--- START PROVIDED MATERIAL ---
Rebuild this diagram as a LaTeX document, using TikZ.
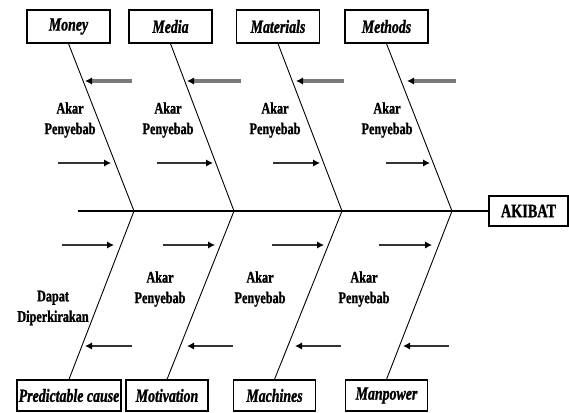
\documentclass[tikz,border=0pt]{standalone}
\usepackage{fontspec}
\setmainfont{Liberation Serif}[FakeStretch=0.75, BoldFeatures={FakeBold=1.2}, BoldItalicFeatures={FakeBold=1.2}]
\usetikzlibrary{arrows.meta}
\definecolor{shaftlight}{HTML}{7A7A7A}
\definecolor{shaftdark}{HTML}{333333}
\tikzset{
  x=1pt, y=-1pt,
  catbox/.style={draw, line width=1.3pt, minimum width=83pt, minimum height=33pt, inner sep=0pt,
    font=\fontsize{18.5}{20}\selectfont\bfseries\itshape},
  bonebox/.style={draw, line width=1.3pt, minimum width=82pt, minimum height=31pt, inner sep=0pt,
    font=\fontsize{18.5}{20}\selectfont\bfseries\itshape},
  effectbox/.style={draw, line width=1.3pt, minimum width=79pt, minimum height=30pt, inner sep=0pt,
    font=\fontsize{19}{20}\selectfont\bfseries},
  bone/.style={line width=0.9pt},
  spine/.style={line width=1.4pt},
  causelbl/.style={align=center, inner sep=0pt, font=\fontsize{16.3}{20.5}\selectfont\bfseries},
  arrlight/.style={draw=shaftlight, line width=3.4pt, -{Latex[length=7pt,width=7.5pt,black]}},
  arrdark/.style={draw=shaftdark, line width=2.8pt, -{Latex[length=7pt,width=7.5pt,black]}},
}
\begin{document}
\begin{tikzpicture}
\useasboundingbox (0,0) rectangle (569,412);
% top category boxes
\node[catbox] (money) at (68.5,26.5) {Money};
\node[catbox] (media) at (170.5,26.5) {Media};
\node[catbox] (materials) at (278,26.5) {Materials};
\node[catbox] (methods) at (386.5,26.5) {Methods};
% bottom category boxes
\node[bonebox, minimum width=104pt] (pred) at (69,395.5) {Predictable cause};
\node[bonebox] (motiv) at (167,395.5) {Motivation};
\node[bonebox] (mach) at (274.5,395.5) {Machines};
\node[bonebox] (manp) at (386.5,395.5) {Manpower};
% effect
\node[effectbox] (akibat) at (528.5,211) {AKIBAT};
% spine
\coordinate (tail) at (78,211);
\coordinate (j1) at (134,211);
\coordinate (j2) at (234,211);
\coordinate (j3) at (342,211);
\coordinate (j4) at (452,211);
\draw[spine] (tail) -- (akibat.west);
% bones
\draw[bone] (money.south) -- (j1) -- (pred.north);
\draw[bone] (media.south) -- (j2) -- (motiv.north);
\draw[bone] (materials.south) -- (j3) -- (mach.north);
\draw[bone] (methods.south) -- (j4) -- (manp.north);
% labels
\node[causelbl] (l1) at (70,120) {Akar\\Penyebab};
\node[causelbl] (l2) at (168,120) {Akar\\Penyebab};
\node[causelbl] (l3) at (275,120) {Akar\\Penyebab};
\node[causelbl] (l4) at (387,120) {Akar\\Penyebab};
\node[causelbl] (l5) at (53,308) {Dapat\\Diperkirakan};
\node[causelbl] (l6) at (160,289) {Akar\\Penyebab};
\node[causelbl] (l7) at (260,289) {Akar\\Penyebab};
\node[causelbl] (l8) at (364,289) {Akar\\Penyebab};
% top-left arrows
\coordinate (a1s) at (132,81); \coordinate (a1e) at (85,81);
\coordinate (a2s) at (241,81); \coordinate (a2e) at (187,81);
\coordinate (a3s) at (344,81); \coordinate (a3e) at (296,81);
\coordinate (a4s) at (456,81); \coordinate (a4e) at (407,81);
\draw[arrlight] (a1s) -- (a1e);
\draw[arrlight] (a2s) -- (a2e);
\draw[arrlight] (a3s) -- (a3e);
\draw[arrlight] (a4s) -- (a4e);
% top-right arrows
\coordinate (b1s) at (58,163); \coordinate (b1e) at (111,163);
\coordinate (b2s) at (157,163); \coordinate (b2e) at (213,163);
\coordinate (b3s) at (273,163); \coordinate (b3e) at (320,163);
\coordinate (b4s) at (386,163); \coordinate (b4e) at (430,163);
\draw[arrdark] (b1s) -- (b1e);
\draw[arrdark] (b2s) -- (b2e);
\draw[arrdark] (b3s) -- (b3e);
\draw[arrdark] (b4s) -- (b4e);
% bottom-right arrows
\coordinate (c1s) at (62,245); \coordinate (c1e) at (114,245);
\coordinate (c2s) at (163,245); \coordinate (c2e) at (215,245);
\coordinate (c3s) at (272,245); \coordinate (c3e) at (324,245);
\coordinate (c4s) at (379,245); \coordinate (c4e) at (432,245);
\draw[arrdark] (c1s) -- (c1e);
\draw[arrdark] (c2s) -- (c2e);
\draw[arrdark] (c3s) -- (c3e);
\draw[arrdark] (c4s) -- (c4e);
% bottom-left arrows
\coordinate (d1s) at (132,346); \coordinate (d1e) at (85,346);
\coordinate (d2s) at (233,346); \coordinate (d2e) at (187,346);
\coordinate (d3s) at (341,346); \coordinate (d3e) at (295,346);
\coordinate (d4s) at (449,346); \coordinate (d4e) at (403,346);
\draw[arrdark] (d1s) -- (d1e);
\draw[arrdark] (d2s) -- (d2e);
\draw[arrdark] (d3s) -- (d3e);
\draw[arrdark] (d4s) -- (d4e);
\end{tikzpicture}
\end{document}
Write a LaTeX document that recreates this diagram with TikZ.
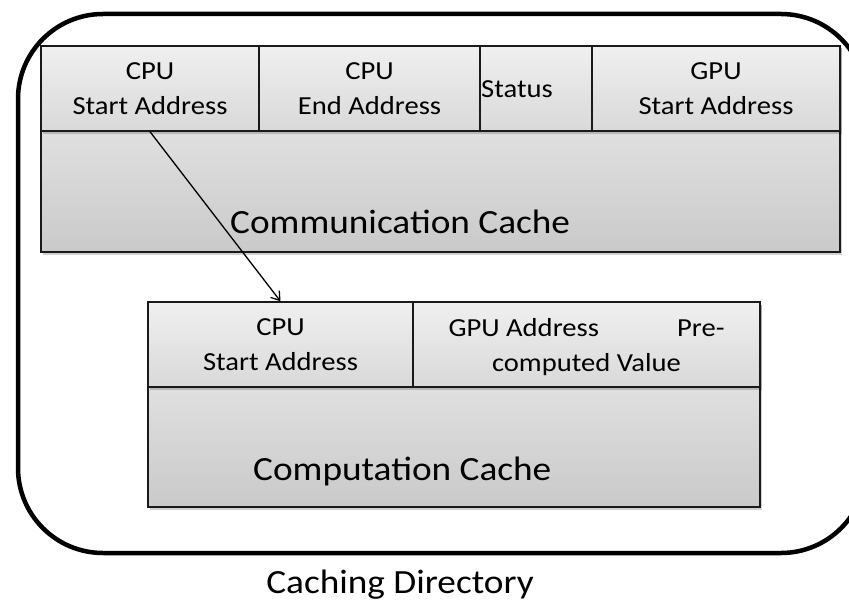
\documentclass[tikz,border=0pt]{standalone}
\usepackage{fontspec}
\setmainfont{Carlito}[FakeStretch=1.1]
\usetikzlibrary{arrows.meta,shadows}
\tikzset{
  cellbox/.style={draw=black!90, line width=1.4pt, top color=gray!12, bottom color=gray!30,
    inner sep=0pt, text depth=0pt, align=center, font=\fontsize{26}{35}\selectfont,
    drop shadow={shadow xshift=2pt, shadow yshift=-2.5pt, opacity=0.18, fill=black}},
  bodybox/.style={cellbox, bottom color=gray!42},
  bigtext/.style={font=\fontsize{33.9}{40}\selectfont, inner sep=0pt, anchor=base west},
  smalltext/.style={font=\fontsize{26}{35}\selectfont, inner sep=0pt},
  frame/.style={line width=4.5pt, rounded corners=85pt},
  link/.style={line width=1.3pt, -{Straight Barb[length=8pt,width=11pt,line width=1.3pt]}}
}
\begin{document}
\begin{tikzpicture}[x=1pt,y=-1pt]
\useasboundingbox (0,0) rectangle (849,602);
\begin{scope}
\clip (0,0) rectangle (849,602);
\draw[frame] (18,14) rectangle (866,553);
\end{scope}
% Communication cache
\node[bodybox, minimum width=799pt, minimum height=206pt] (comm) at (440.5,149) {};
\node[cellbox, minimum width=218pt, minimum height=85pt] (c1) at (150,88.5) {CPU\\Start Address};
\node[cellbox, minimum width=221pt, minimum height=85pt] (c2) at (369.5,88.5) {CPU\\End Address};
\node[cellbox, minimum width=112pt, minimum height=85pt] (c3) at (536,88.5) {};
\node[cellbox, minimum width=248pt, minimum height=85pt] (c4) at (716,88.5) {GPU\\Start Address};
\node[smalltext, anchor=base west] (status) at (481,97) {Status};
\node[bigtext] (commlbl) at (230,233) {Communication Cache};
% Computation cache
\node[bodybox, minimum width=612pt, minimum height=205pt] (comp) at (454,404.5) {};
\node[cellbox, minimum width=265pt, minimum height=85pt] (d1) at (280.5,344.5) {CPU\\Start Address};
\node[cellbox, minimum width=347pt, minimum height=85pt] (d2) at (586.5,344.5) {\makebox[276pt]{GPU Address\hfill Pre-}\\computed Value};
\node[bigtext] (complbl) at (253,480) {Computation Cache};
\node[bigtext, anchor=base] (dirlbl) at (400,593.5) {Caching Directory};
\draw[link] (c1.south) -- (d1.north);
\end{tikzpicture}
\end{document}
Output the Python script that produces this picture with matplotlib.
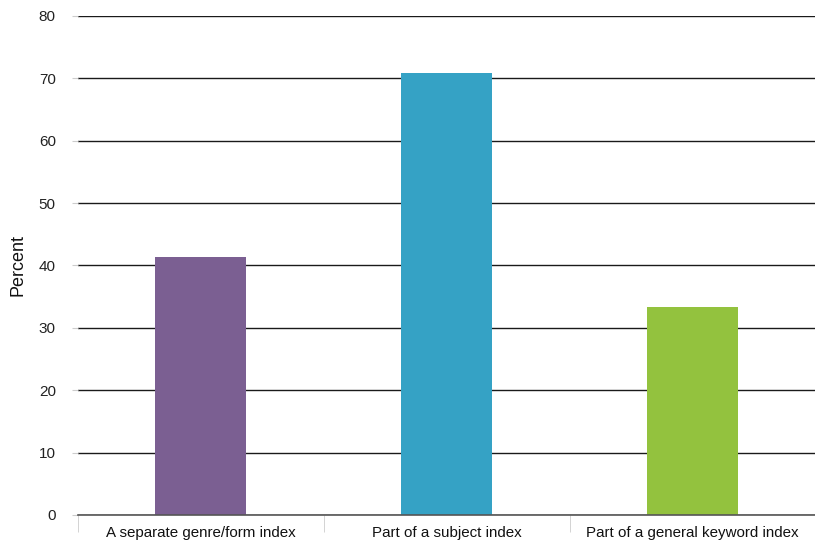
import matplotlib
matplotlib.use('Agg')
import matplotlib.pyplot as plt
import numpy as np

plt.rcParams['font.family'] = ['Liberation Sans', 'DejaVu Sans']

categories = ['A separate genre/form index', 'Part of a subject index', 'Part of a general keyword index']
percent = [41.4, 70.8, 33.3]
colors = ['#7B5F92', '#35A2C5', '#93C23E']
yticks = [0, 10, 20, 30, 40, 50, 60, 70, 80]

fig = plt.figure(figsize=(8.15, 5.46), dpi=100)
ax = fig.add_axes([0.0957, 0.0568, 0.905, 0.914])

x = np.arange(len(categories))
ax.bar(x, percent, width=0.37, color=colors, zorder=3)

ax.set_xlim(-0.5, len(categories) - 0.5)
ax.set_ylim(0, 80)
ax.set_yticks(yticks)
ax.set_yticklabels([str(t) for t in yticks], fontsize=11, color='#222222')
ax.yaxis.grid(True, color='#1a1a1a', linewidth=1.0, zorder=0)
ax.tick_params(axis='y', length=4, color='#cccccc', pad=12)

ax.set_xticks(x)
ax.set_xticklabels(categories, fontsize=10.9, color='#111111')
ax.tick_params(axis='x', length=0, pad=8)
# divider ticks between categories
ax.set_xticks(np.arange(len(categories) + 1) - 0.5, minor=True)
ax.tick_params(axis='x', which='minor', length=12, color='#cccccc', direction='out')

for s in ['top', 'right', 'left']:
    ax.spines[s].set_visible(False)
ax.spines['bottom'].set_color('#555555')
ax.spines['bottom'].set_linewidth(1.2)
ax.spines['bottom'].set_zorder(4)

ax.set_ylabel('Percent', fontsize=13, color='#111111', labelpad=9)

fig.savefig('out.png', dpi=100)
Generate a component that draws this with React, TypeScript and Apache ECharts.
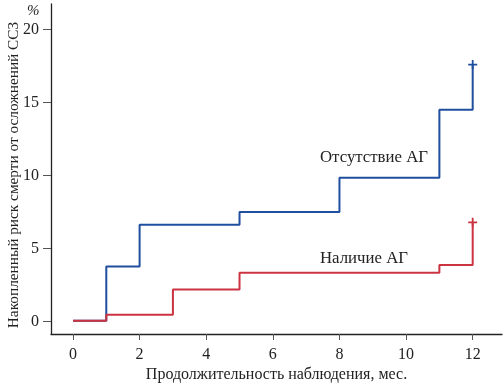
import React, { useEffect, useRef } from "react";
import * as echarts from "echarts";

const months = [0, 1, 2, 3, 4, 5, 6, 7, 8, 9, 10, 11, 12];
const xTicks = [0, 2, 4, 6, 8, 10, 12];
const yTicks = [0, 5, 10, 15, 20];
const noAgX = [0, 1, 2, 5, 8, 11, 12];
const noAgY = [0, 3.72, 6.58, 7.45, 9.8, 14.45, 17.55];
const agX = [0, 1, 3, 5, 11, 12];
const agY = [0, 0.41, 2.14, 3.3, 3.83, 6.75];
const labelNoAg = "Отсутствие АГ";
const labelAg = "Наличие АГ";
const yTitle = "Накопленный риск смерти от осложнений ССЗ";
const xTitle = "Продолжительность наблюдения, мес.";

const FONT = "Liberation Serif";
const BLUE = "#1f4f9e";
const RED = "#cc3340";
const PLUS = "path://M3.2,0H4.8V3.2H8V4.8H4.8V8H3.2V4.8H0V3.2H3.2Z";

function buildData(xs: number[], ys: number[]) {
  return xs.map((x, i) =>
    i === xs.length - 1
      ? { value: [x, ys[i]], symbol: PLUS, symbolSize: 9 }
      : { value: [x, ys[i]], symbol: "none" }
  );
}

export default function App() {
  const ref = useRef<HTMLDivElement>(null);
  useEffect(() => {
    if (!ref.current) return;
    const chart = echarts.init(ref.current, undefined, { renderer: "svg" });
    chart.setOption({
      animation: false,
      textStyle: { fontFamily: FONT },
      grid: { left: 51, right: 2, top: 4, bottom: 49, containLabel: false, outerBoundsMode: "none" },
      xAxis: {
        type: "value",
        min: -0.66,
        max: 12.88,
        interval: 0.02,
        name: xTitle,
        nameLocation: "middle",
        nameGap: 30,
        nameTextStyle: { fontFamily: FONT, fontSize: 16, color: "#222" },
        axisLine: { show: true, onZero: false, lineStyle: { color: "#222", width: 1.3 } },
        axisTick: { show: true, length: 6, customValues: xTicks, lineStyle: { color: "#555" } },
        axisLabel: { customValues: xTicks, margin: 11, fontFamily: FONT, fontSize: 16, color: "#222" },
        splitLine: { show: false },
      },
      yAxis: {
        type: "value",
        min: -0.9,
        max: 21.7,
        interval: 0.1,
        axisLine: { show: true, onZero: false, lineStyle: { color: "#222", width: 1.3 } },
        axisTick: { show: true, length: 8, customValues: yTicks, lineStyle: { color: "#555" } },
        axisLabel: { customValues: yTicks, margin: 12, fontFamily: FONT, fontSize: 16, color: "#222" },
        splitLine: { show: false },
      },
      series: [
        {
          name: labelAg,
          type: "line",
          step: "end",
          data: buildData(agX, agY),
          lineStyle: { color: RED, width: 2 },
          itemStyle: { color: RED },
          z: 3,
        },
        {
          name: labelNoAg,
          type: "line",
          step: "end",
          data: buildData(noAgX, noAgY),
          lineStyle: { color: BLUE, width: 2 },
          itemStyle: { color: BLUE },
          z: 2,
        },
      ],
      graphic: [
        {
          type: "text",
          x: 12,
          y: 175,
          rotation: Math.PI / 2,
          style: {
            text: yTitle,
            fontFamily: FONT,
            fontSize: 15.3,
            fill: "#222",
            align: "center",
            verticalAlign: "middle",
          },
        },
        {
          type: "text",
          left: 320,
          top: 148,
          style: { text: labelNoAg, fontFamily: FONT, fontSize: 16.8, fill: "#222" },
        },
        {
          type: "text",
          left: 320,
          top: 249,
          style: { text: labelAg, fontFamily: FONT, fontSize: 16.8, fill: "#222" },
        },
        {
          type: "text",
          left: 27,
          top: 2,
          style: { text: "%", fontFamily: FONT, fontSize: 15, fontStyle: "italic", fill: "#222" },
        },
      ],
    });
    return () => chart.dispose();
  }, []);
  return (
    <div
      ref={ref}
      style={{ position: "fixed", left: 0, top: 0, width: 504, height: 383 }}
      data-months={months.length}
    />
  );
}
--- END PROVIDED MATERIAL ---
- _INSTRUCTION_
Return all lines of the material above in which the word "diagram" occurs.

- _FULL SOLUTION_
Rebuild this diagram as a LaTeX document, using TikZ.
Write a LaTeX document that recreates this diagram with TikZ.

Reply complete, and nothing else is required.